James IV succeeded suddenly to the throne after his father was killed fighting some rebels in 1488. Although James was only 15, he gradually pacified the whole of his kingdom, including the Western Isles, five years later. James broke a truce with England when he supported the pretender Perkin Warbeck and invaded northern England. But the pretender, who claimed to be Richard, Duke of York (one of the young Princes who had already been murdered in the Tower), was a weak leader and the invasion soon fizzled out resulting in a seven-year treaty (1497).

James and Henry VII made up their differences when James married Margaret Tudor, Henry's eldest daughter, in 1503. From this match the succession of James's great-grandson, James VI to the English throne as James I of England was legitimised. James and Margaret had one son James, who succeeded his father as James V.

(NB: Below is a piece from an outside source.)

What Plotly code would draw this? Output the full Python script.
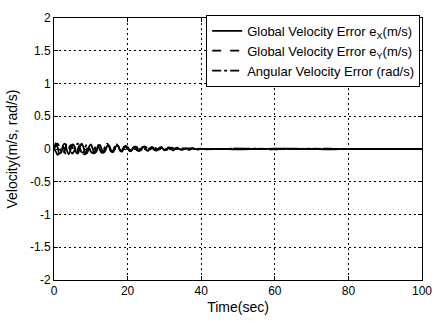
import numpy as np
import plotly.graph_objects as go

# time samples: 0..40 s every 0.5 s, then every 5 s to 100 s
time_dense = list(np.arange(0, 40.01, 0.5))
time_sparse = [45, 50, 55, 60, 65, 70, 75, 80, 85, 90, 95, 100]
time = time_dense + time_sparse

ex = [0.00, 0.09, 0.02, -0.07, -0.05, 0.06, 0.08, -0.02, -0.08, -0.01, 0.07, 0.05, -0.05, -0.07, 0.02, 0.08, 0.03, -0.06, -0.06, 0.03, 0.07,
      0.01, -0.06, -0.04, 0.05, 0.06, -0.01, -0.06, -0.02, 0.05, 0.05, -0.02, -0.05, 0.00, 0.05, 0.04, -0.03, -0.04, 0.02, 0.05, 0.02,
      -0.03, -0.03, 0.02, 0.04, 0.01, -0.03, -0.02, 0.03, 0.03, -0.01, -0.03, 0.00, 0.03, 0.02, -0.02, -0.02, 0.01, 0.03, 0.01, -0.02,
      -0.01, 0.02, 0.02, -0.01, -0.02, 0.01, 0.02, 0.00, -0.01, 0.00, 0.01, 0.01, -0.01, -0.01, 0.01, 0.01, 0.00, -0.01, 0.00, 0.00,
      0.00, -0.005, 0.00, 0.005, 0.005, 0.00, -0.005, 0.00, 0.00, 0.00, 0.00, 0.00]

ey = [0.00, -0.04, -0.09, -0.03, 0.05, 0.04, -0.06, -0.10, -0.02, 0.06, 0.03, -0.07, -0.09, 0.00, 0.06, 0.02, -0.07, -0.08, 0.01, 0.05, 0.01,
      -0.06, -0.06, 0.02, 0.05, 0.00, -0.06, -0.04, 0.03, 0.06, 0.01, -0.04, -0.03, 0.03, 0.05, 0.01, -0.03, -0.02, 0.03, 0.03, -0.01,
      -0.03, -0.01, 0.03, 0.02, -0.02, -0.02, 0.01, 0.03, 0.01, -0.02, -0.02, 0.01, 0.02, 0.00, -0.02, -0.01, 0.01, 0.02, 0.00, -0.01,
      -0.01, 0.01, 0.01, 0.00, -0.01, 0.00, 0.01, 0.01, -0.01, -0.01, 0.00, 0.01, 0.00, -0.01, 0.00, 0.01, 0.00, 0.00, 0.00, 0.00,
      0.00, 0.005, 0.00, -0.005, 0.00, 0.00, 0.005, 0.00, 0.00, 0.00, 0.00, 0.00]

omega = [0.00, 0.05, 0.08, 0.03, -0.04, -0.06, 0.00, 0.07, 0.06, -0.02, -0.07, -0.03, 0.05, 0.08, 0.02, -0.05, -0.05, 0.03, 0.07, 0.03, -0.04,
         -0.06, 0.00, 0.06, 0.05, -0.02, -0.05, -0.01, 0.05, 0.08, 0.03, -0.03, -0.03, 0.03, 0.07, 0.04, -0.02, -0.03, 0.02, 0.05, 0.03,
         -0.01, -0.02, 0.01, 0.04, 0.03, -0.01, -0.02, 0.01, 0.04, 0.03, 0.00, -0.01, 0.01, 0.03, 0.02, 0.00, -0.01, 0.01, 0.03, 0.02,
         0.00, -0.01, 0.01, 0.02, 0.01, 0.00, 0.00, 0.01, 0.02, 0.01, 0.00, 0.00, 0.01, 0.01, 0.01, 0.00, 0.00, 0.01, 0.01, 0.00,
         0.00, 0.005, 0.005, 0.00, 0.00, 0.005, 0.00, 0.00, 0.00, 0.00, 0.00, 0.00]

names = ["Global Velocity Error e<sub>X</sub>(m/s)",
         "Global Velocity Error e<sub>Y</sub>(m/s)",
         "Angular Velocity Error (rad/s)"]
x_ticks = [0, 20, 40, 60, 80, 100]
y_ticks = [-2, -1.5, -1, -0.5, 0, 0.5, 1, 1.5, 2]
y_tick_labels = ["-2", "-1.5", "-1", "-0.5", "0", "0.5", "1", "1.5", "2"]

fig = go.Figure()
styles = ["solid", "dash", "dashdot"]
for i, (vals, nm, ds) in enumerate(zip([ex, ey, omega], names, styles)):
    fig.add_trace(go.Scatter(x=time, y=vals, mode="lines", name=nm,
                             line=dict(color="black", width=1.8, dash=ds, shape="spline")))

font = "Arial, Liberation Sans, sans-serif"
fig.update_layout(
    width=443, height=323,
    margin=dict(l=53, r=11, t=11, b=36),
    paper_bgcolor="white", plot_bgcolor="white",
    font=dict(family=font, size=12, color="black"),
    showlegend=True,
    legend=dict(x=0.995, y=1.012, xanchor="right", yanchor="top",
                bgcolor="white", bordercolor="black", borderwidth=1,
                font=dict(size=13, family=font), tracegroupgap=0,
                itemwidth=30),
)
axis_common = dict(showline=True, mirror="ticks", linecolor="black", linewidth=1,
                   ticks="inside", ticklen=4, tickcolor="black",
                   showgrid=True, gridcolor="black", gridwidth=1, griddash="2px,3px",
                   zeroline=False)
fig.update_xaxes(range=[0, 100], tickvals=x_ticks, title=dict(text="Time(sec)", standoff=4),
                 **axis_common)
fig.update_yaxes(range=[-2, 2], tickvals=y_ticks, ticktext=y_tick_labels,
                 title=dict(text="Velocity(m/s, rad/s)", standoff=9), **axis_common)

fig.write_html("out.html")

James IV's reign ended disastrously with the Battle of Flodden in 1513 after he had invaded England in co-ordination with the French, whom Henry VIII had attacked in that year. He was killed in the battle along with most of the Scottish nobility, who had previously advised against the enterprise.

Apart from the excursions, Scotland enjoyed peace and prosperity during his reign and he encouraged the arts and literature, improved the standard of education and licensed Scotland's first printer. He thus established a tradition in Scotland from which it was to benefit greatly in centuries to come.